We have become a society of easily distracted people. The constant barrage of notifications from our smartphones has us addicted to filling each moment of our lives with bursts of empty activity.
We are taught by our jobs, through mindless email sending and our never-ending piles of busy work, that it is more important to look busy, rather than actually be busy. However, this shallow work, or work of little productive value, doesn’t really offer much value to our everyday lives the way periods of deep, focused work can.
Dr. Cal Newport explains in his book Deep Work that people looking to thrive in our distracting world must master two abilities: The ability to master difficult things quickly and the ability to produce high-quality work quickly. To cultivate these skills, people must be willing to work deeply without distraction for extended periods.
So, how do we work more deeply? Newport identifies four rules:
Deep work doesn’t just happen; we have to choose it consciously and consistently. Set yourself up for success by ensuring you won’t be distracted. This can be done by silencing your phone or working early in the morning when you know nobody will bother you. Be specific in deciding what you’ll work on, when you’ll work on it, and what you’ll need to finish your work. And don’t forget snacks!
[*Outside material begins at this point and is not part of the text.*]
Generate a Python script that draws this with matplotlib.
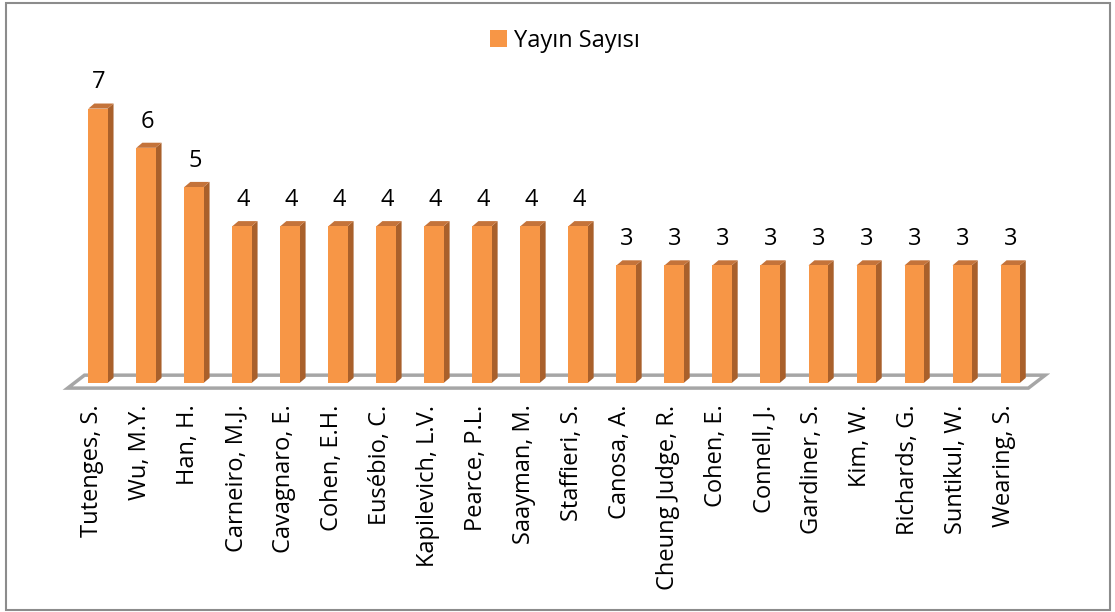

Just like physical exercise, deep work is a way of training our brains to be more focused for longer periods. Deep work must also be practiced rigorously and regularly. However, if we only do deep work for a few hours a day and spend the rest of our day distracted, we’re completely missing the point! Instead, carve out a few hours each day to distract yourself to your heart’s content. Then you can use the rest of your day to work and focus. When idle moments come, embrace the boredom; boredom is good for you!
Quit social media
Don’t panic! You don’t have to quit altogether. Social media is distracting but it’s also incredibly useful. Newport suggests the Craftsman Approach to social media use. Identify what core factors determine success and happiness in your life. Then, only use the tools that have impacts that are more positive on these factors than negative.
Drain the shallows
Shallow work is a necessary evil; it’s a way for us to recharge from the drain deep work has on our minds. We can’t avoid shallow work, so we must instead try to maximize the amount of deep work we can do in a day. Carefully scheduling our whole days and finishing our work in plenty of time to recharge are just a few ways we can minimize our shallow work while still getting use out of it.
To become a highly skilled and highly valued worker, we must be able to produce high-quality work in a timely manner and excel at mastering difficult things. Practicing regular deep work can help increase our ability to focus, which will lead to greater and more meaningful productivity instead of spending our days simply looking productive.